BEGIN
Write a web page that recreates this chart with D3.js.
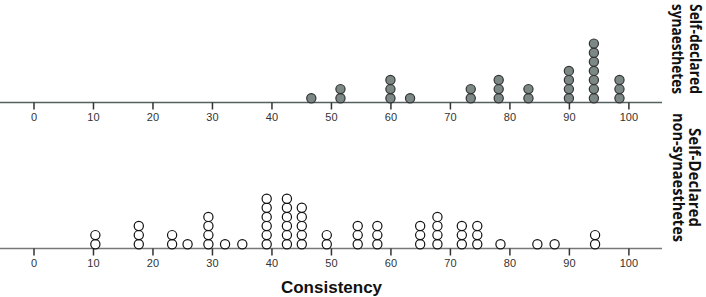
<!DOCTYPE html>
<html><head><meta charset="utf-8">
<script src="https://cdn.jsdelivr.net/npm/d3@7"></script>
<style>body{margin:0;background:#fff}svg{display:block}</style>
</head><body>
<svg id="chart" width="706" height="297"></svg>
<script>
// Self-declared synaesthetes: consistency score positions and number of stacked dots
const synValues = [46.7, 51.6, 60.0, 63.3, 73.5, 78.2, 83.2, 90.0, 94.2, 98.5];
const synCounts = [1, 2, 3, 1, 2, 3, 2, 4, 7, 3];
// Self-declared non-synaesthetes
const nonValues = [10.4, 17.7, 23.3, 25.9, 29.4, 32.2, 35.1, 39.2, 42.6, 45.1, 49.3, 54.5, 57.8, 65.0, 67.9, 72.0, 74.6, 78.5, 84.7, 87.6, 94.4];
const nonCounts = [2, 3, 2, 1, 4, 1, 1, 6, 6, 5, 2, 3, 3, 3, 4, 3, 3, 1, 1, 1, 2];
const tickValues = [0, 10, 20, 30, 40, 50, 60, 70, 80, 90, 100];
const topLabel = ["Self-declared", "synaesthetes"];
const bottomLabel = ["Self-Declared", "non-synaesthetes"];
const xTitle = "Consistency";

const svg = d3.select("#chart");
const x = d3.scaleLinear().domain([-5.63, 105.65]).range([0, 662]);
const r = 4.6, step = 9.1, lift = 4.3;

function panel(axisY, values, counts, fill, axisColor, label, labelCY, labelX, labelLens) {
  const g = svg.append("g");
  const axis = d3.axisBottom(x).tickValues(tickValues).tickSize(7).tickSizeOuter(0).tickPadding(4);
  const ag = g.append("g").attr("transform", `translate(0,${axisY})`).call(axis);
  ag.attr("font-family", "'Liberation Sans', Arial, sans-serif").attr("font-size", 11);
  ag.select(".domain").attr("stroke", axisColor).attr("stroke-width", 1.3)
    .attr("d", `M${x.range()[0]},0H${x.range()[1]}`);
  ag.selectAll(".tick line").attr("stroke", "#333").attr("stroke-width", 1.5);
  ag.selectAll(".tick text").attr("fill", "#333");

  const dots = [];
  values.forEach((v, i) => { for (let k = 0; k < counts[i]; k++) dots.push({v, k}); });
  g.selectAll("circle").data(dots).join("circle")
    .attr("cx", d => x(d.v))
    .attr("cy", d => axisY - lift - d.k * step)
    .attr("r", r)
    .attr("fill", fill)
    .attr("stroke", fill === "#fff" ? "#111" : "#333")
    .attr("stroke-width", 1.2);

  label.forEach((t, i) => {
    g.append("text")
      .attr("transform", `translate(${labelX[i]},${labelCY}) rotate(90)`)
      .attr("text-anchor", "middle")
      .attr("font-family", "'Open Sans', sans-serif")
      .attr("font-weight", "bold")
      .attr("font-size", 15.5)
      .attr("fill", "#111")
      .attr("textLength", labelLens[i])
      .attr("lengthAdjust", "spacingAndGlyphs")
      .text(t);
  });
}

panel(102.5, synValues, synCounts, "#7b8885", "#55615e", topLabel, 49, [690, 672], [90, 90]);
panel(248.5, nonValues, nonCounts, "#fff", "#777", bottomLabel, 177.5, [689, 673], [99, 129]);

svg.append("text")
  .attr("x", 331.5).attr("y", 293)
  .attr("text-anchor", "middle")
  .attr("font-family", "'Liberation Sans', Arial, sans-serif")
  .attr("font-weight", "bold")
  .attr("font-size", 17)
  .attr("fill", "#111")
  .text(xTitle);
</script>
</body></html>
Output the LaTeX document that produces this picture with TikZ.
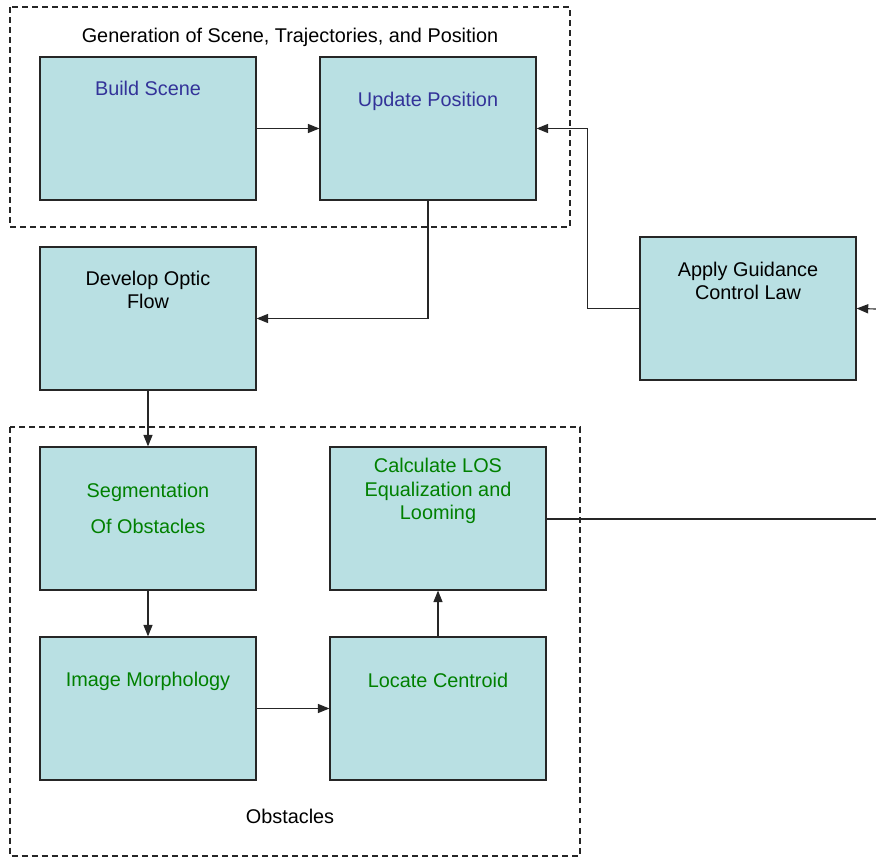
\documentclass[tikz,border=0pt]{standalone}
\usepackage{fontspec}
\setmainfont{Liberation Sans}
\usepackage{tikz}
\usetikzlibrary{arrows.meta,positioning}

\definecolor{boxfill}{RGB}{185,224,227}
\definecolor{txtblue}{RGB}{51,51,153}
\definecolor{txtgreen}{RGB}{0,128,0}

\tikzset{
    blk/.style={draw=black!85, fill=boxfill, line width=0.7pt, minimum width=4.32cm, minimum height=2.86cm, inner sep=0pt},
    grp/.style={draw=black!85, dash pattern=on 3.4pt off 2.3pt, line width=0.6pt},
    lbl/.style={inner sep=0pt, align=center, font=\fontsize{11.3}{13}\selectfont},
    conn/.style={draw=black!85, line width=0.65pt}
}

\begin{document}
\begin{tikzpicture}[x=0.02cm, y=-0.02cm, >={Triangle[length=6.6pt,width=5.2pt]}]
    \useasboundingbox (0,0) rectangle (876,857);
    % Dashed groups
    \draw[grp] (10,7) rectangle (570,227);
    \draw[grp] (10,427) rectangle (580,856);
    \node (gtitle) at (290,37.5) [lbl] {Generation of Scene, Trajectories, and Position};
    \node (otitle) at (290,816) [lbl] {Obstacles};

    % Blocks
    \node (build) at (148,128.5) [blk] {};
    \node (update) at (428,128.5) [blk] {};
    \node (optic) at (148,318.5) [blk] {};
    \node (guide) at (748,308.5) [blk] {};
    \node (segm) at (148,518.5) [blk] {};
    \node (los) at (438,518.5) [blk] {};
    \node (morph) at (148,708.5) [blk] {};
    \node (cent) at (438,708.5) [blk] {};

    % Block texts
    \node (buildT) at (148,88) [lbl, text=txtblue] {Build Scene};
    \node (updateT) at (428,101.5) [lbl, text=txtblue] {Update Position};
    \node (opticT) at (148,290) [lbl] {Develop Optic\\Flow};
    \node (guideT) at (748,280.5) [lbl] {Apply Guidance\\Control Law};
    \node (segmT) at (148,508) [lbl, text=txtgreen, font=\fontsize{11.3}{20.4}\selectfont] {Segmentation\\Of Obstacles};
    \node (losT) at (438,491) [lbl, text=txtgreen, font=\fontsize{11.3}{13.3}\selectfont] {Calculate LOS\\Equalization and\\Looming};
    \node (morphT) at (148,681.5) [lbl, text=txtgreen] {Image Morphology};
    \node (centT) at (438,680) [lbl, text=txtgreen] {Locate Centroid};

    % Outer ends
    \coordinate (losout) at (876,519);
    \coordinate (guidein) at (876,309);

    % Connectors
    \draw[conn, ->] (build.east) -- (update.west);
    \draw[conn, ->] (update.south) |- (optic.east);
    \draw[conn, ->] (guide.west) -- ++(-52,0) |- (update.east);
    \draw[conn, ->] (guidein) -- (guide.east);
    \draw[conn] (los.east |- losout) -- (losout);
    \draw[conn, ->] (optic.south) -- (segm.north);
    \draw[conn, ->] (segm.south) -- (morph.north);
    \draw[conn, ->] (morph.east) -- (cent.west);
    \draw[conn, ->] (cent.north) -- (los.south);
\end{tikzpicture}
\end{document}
END
**Requirement:** Repeat the data exactly in full, omitting its pictures.

**Exercise response:**
Write a web page that recreates this chart with D3.js.
<!DOCTYPE html>
<html><head><meta charset="utf-8">
<script src="https://cdn.jsdelivr.net/npm/d3@7"></script>
<style>body{margin:0;background:#fff}svg{display:block}</style>
</head><body>
<svg id="chart" width="706" height="297"></svg>
<script>
// Self-declared synaesthetes: consistency score positions and number of stacked dots
const synValues = [46.7, 51.6, 60.0, 63.3, 73.5, 78.2, 83.2, 90.0, 94.2, 98.5];
const synCounts = [1, 2, 3, 1, 2, 3, 2, 4, 7, 3];
// Self-declared non-synaesthetes
const nonValues = [10.4, 17.7, 23.3, 25.9, 29.4, 32.2, 35.1, 39.2, 42.6, 45.1, 49.3, 54.5, 57.8, 65.0, 67.9, 72.0, 74.6, 78.5, 84.7, 87.6, 94.4];
const nonCounts = [2, 3, 2, 1, 4, 1, 1, 6, 6, 5, 2, 3, 3, 3, 4, 3, 3, 1, 1, 1, 2];
const tickValues = [0, 10, 20, 30, 40, 50, 60, 70, 80, 90, 100];
const topLabel = ["Self-declared", "synaesthetes"];
const bottomLabel = ["Self-Declared", "non-synaesthetes"];
const xTitle = "Consistency";

const svg = d3.select("#chart");
const x = d3.scaleLinear().domain([-5.63, 105.65]).range([0, 662]);
const r = 4.6, step = 9.1, lift = 4.3;

function panel(axisY, values, counts, fill, axisColor, label, labelCY, labelX, labelLens) {
  const g = svg.append("g");
  const axis = d3.axisBottom(x).tickValues(tickValues).tickSize(7).tickSizeOuter(0).tickPadding(4);
  const ag = g.append("g").attr("transform", `translate(0,${axisY})`).call(axis);
  ag.attr("font-family", "'Liberation Sans', Arial, sans-serif").attr("font-size", 11);
  ag.select(".domain").attr("stroke", axisColor).attr("stroke-width", 1.3)
    .attr("d", `M${x.range()[0]},0H${x.range()[1]}`);
  ag.selectAll(".tick line").attr("stroke", "#333").attr("stroke-width", 1.5);
  ag.selectAll(".tick text").attr("fill", "#333");

  const dots = [];
  values.forEach((v, i) => { for (let k = 0; k < counts[i]; k++) dots.push({v, k}); });
  g.selectAll("circle").data(dots).join("circle")
    .attr("cx", d => x(d.v))
    .attr("cy", d => axisY - lift - d.k * step)
    .attr("r", r)
    .attr("fill", fill)
    .attr("stroke", fill === "#fff" ? "#111" : "#333")
    .attr("stroke-width", 1.2);

  label.forEach((t, i) => {
    g.append("text")
      .attr("transform", `translate(${labelX[i]},${labelCY}) rotate(90)`)
      .attr("text-anchor", "middle")
      .attr("font-family", "'Open Sans', sans-serif")
      .attr("font-weight", "bold")
      .attr("font-size", 15.5)
      .attr("fill", "#111")
      .attr("textLength", labelLens[i])
      .attr("lengthAdjust", "spacingAndGlyphs")
      .text(t);
  });
}

panel(102.5, synValues, synCounts, "#7b8885", "#55615e", topLabel, 49, [690, 672], [90, 90]);
panel(248.5, nonValues, nonCounts, "#fff", "#777", bottomLabel, 177.5, [689, 673], [99, 129]);

svg.append("text")
  .attr("x", 331.5).attr("y", 293)
  .attr("text-anchor", "middle")
  .attr("font-family", "'Liberation Sans', Arial, sans-serif")
  .attr("font-weight", "bold")
  .attr("font-size", 17)
  .attr("fill", "#111")
  .text(xTitle);
</script>
</body></html>
Output the LaTeX document that produces this picture with TikZ.
\documentclass[tikz,border=0pt]{standalone}
\usepackage{fontspec}
\setmainfont{Liberation Sans}
\usepackage{tikz}
\usetikzlibrary{arrows.meta,positioning}

\definecolor{boxfill}{RGB}{185,224,227}
\definecolor{txtblue}{RGB}{51,51,153}
\definecolor{txtgreen}{RGB}{0,128,0}

\tikzset{
    blk/.style={draw=black!85, fill=boxfill, line width=0.7pt, minimum width=4.32cm, minimum height=2.86cm, inner sep=0pt},
    grp/.style={draw=black!85, dash pattern=on 3.4pt off 2.3pt, line width=0.6pt},
    lbl/.style={inner sep=0pt, align=center, font=\fontsize{11.3}{13}\selectfont},
    conn/.style={draw=black!85, line width=0.65pt}
}

\begin{document}
\begin{tikzpicture}[x=0.02cm, y=-0.02cm, >={Triangle[length=6.6pt,width=5.2pt]}]
    \useasboundingbox (0,0) rectangle (876,857);
    % Dashed groups
    \draw[grp] (10,7) rectangle (570,227);
    \draw[grp] (10,427) rectangle (580,856);
    \node (gtitle) at (290,37.5) [lbl] {Generation of Scene, Trajectories, and Position};
    \node (otitle) at (290,816) [lbl] {Obstacles};

    % Blocks
    \node (build) at (148,128.5) [blk] {};
    \node (update) at (428,128.5) [blk] {};
    \node (optic) at (148,318.5) [blk] {};
    \node (guide) at (748,308.5) [blk] {};
    \node (segm) at (148,518.5) [blk] {};
    \node (los) at (438,518.5) [blk] {};
    \node (morph) at (148,708.5) [blk] {};
    \node (cent) at (438,708.5) [blk] {};

    % Block texts
    \node (buildT) at (148,88) [lbl, text=txtblue] {Build Scene};
    \node (updateT) at (428,101.5) [lbl, text=txtblue] {Update Position};
    \node (opticT) at (148,290) [lbl] {Develop Optic\\Flow};
    \node (guideT) at (748,280.5) [lbl] {Apply Guidance\\Control Law};
    \node (segmT) at (148,508) [lbl, text=txtgreen, font=\fontsize{11.3}{20.4}\selectfont] {Segmentation\\Of Obstacles};
    \node (losT) at (438,491) [lbl, text=txtgreen, font=\fontsize{11.3}{13.3}\selectfont] {Calculate LOS\\Equalization and\\Looming};
    \node (morphT) at (148,681.5) [lbl, text=txtgreen] {Image Morphology};
    \node (centT) at (438,680) [lbl, text=txtgreen] {Locate Centroid};

    % Outer ends
    \coordinate (losout) at (876,519);
    \coordinate (guidein) at (876,309);

    % Connectors
    \draw[conn, ->] (build.east) -- (update.west);
    \draw[conn, ->] (update.south) |- (optic.east);
    \draw[conn, ->] (guide.west) -- ++(-52,0) |- (update.east);
    \draw[conn, ->] (guidein) -- (guide.east);
    \draw[conn] (los.east |- losout) -- (losout);
    \draw[conn, ->] (optic.south) -- (segm.north);
    \draw[conn, ->] (segm.south) -- (morph.north);
    \draw[conn, ->] (morph.east) -- (cent.west);
    \draw[conn, ->] (cent.north) -- (los.south);
\end{tikzpicture}
\end{document}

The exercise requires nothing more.